Hideki Yukawa’s Ph.D. thesis (archived by Osaka University Main Library)
The tradition pioneered by Yukawa
Although Yukawa’s theory of mesons was criticized harshly in the beginning, it began to be accepted in the sphere of physics. In 1947, 10-odd years from Yukawa’s prediction, the mesons whose existence was predicted by Yukawa were finally found in the cosmic ray decay. Yukawa’s theory was proven correct. Yukawa received a Nobel Prize in Physics two years later in 1949. The shortness of the time from the discovery of the meson to the reception of the Nobel Prize suggests the magnitude of the impact the theory of mesons had.
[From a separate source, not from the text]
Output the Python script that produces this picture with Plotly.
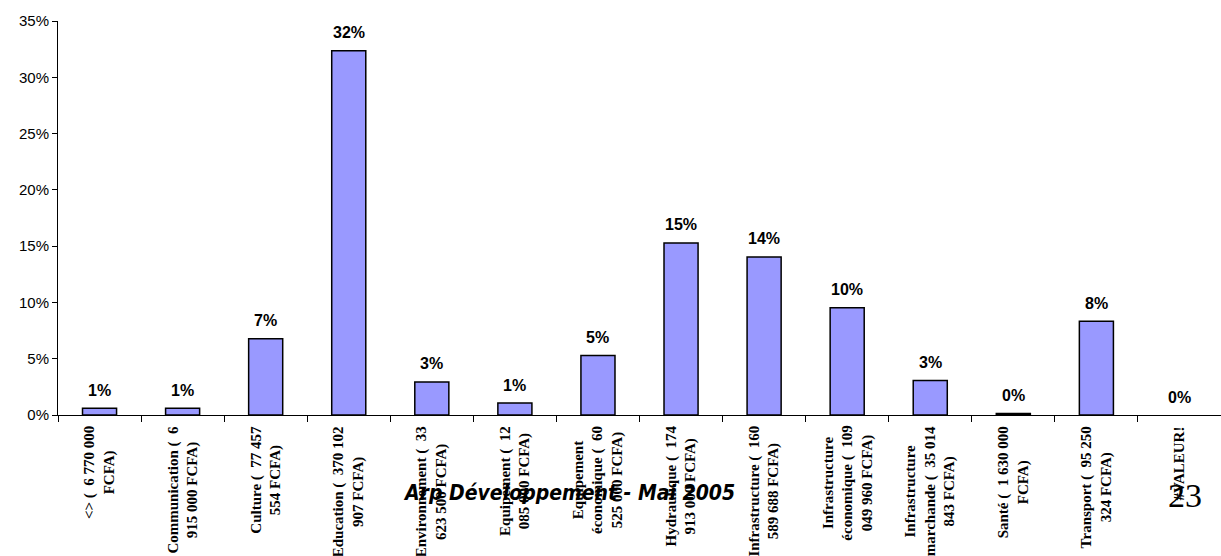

After the 1949 discovery of the meson, new particles akin to the mesons were discovered one after another during the 1960s. In the era when Yukawa proposed the meson theory, even the prediction of one type of particles received harsh criticisms. However, as physics continued to advance, it revealed that the mesons were just the tip of the iceberg. Such diversity of nature is obvious once you know it, but in the era when even the slightest signs of such things could not be observed or detected, it must have required a bold courage to publicly predict the existence of new particles as a result of logical thinking and it must have been the best part of studying theoretical physics in those years. In theoretical physics, it is important to conduct theoretical studies and take challenges at elucidating unknown physical phenomena. This basic approach and attitude in research have become firmly rooted as a tradition in our country thanks to Yukawa’s pioneering research activities.
The search in the micro-world continued even after the 1960s, producing remarkable results. In the 1970s, the protons, neutrons and mesons were confirmed to be composite particles comprised of even smaller elementary particles called quarks. Many Japanese physicists such as Yoichiro Nambu contributed significantly to the advancement of elementary particle physics during this period. Their achievements were also the results of succeeding the tradition pioneered and established by Yukawa.
Yukawa’s theory of mesons was revolutionary in that he paved the way for understanding the characteristics of the nuclei in detail. The research on the internal structure of the nuclei and the nuclear fission/reaction has been passed down and actively conducted at Osaka University.
The “Yukawa Mind” that blossomed through the meson theory had great impact on Osaka University as well as on the country of Japan. The tradition established by Yukawa continues to be passed down from generation to generation at Osaka University.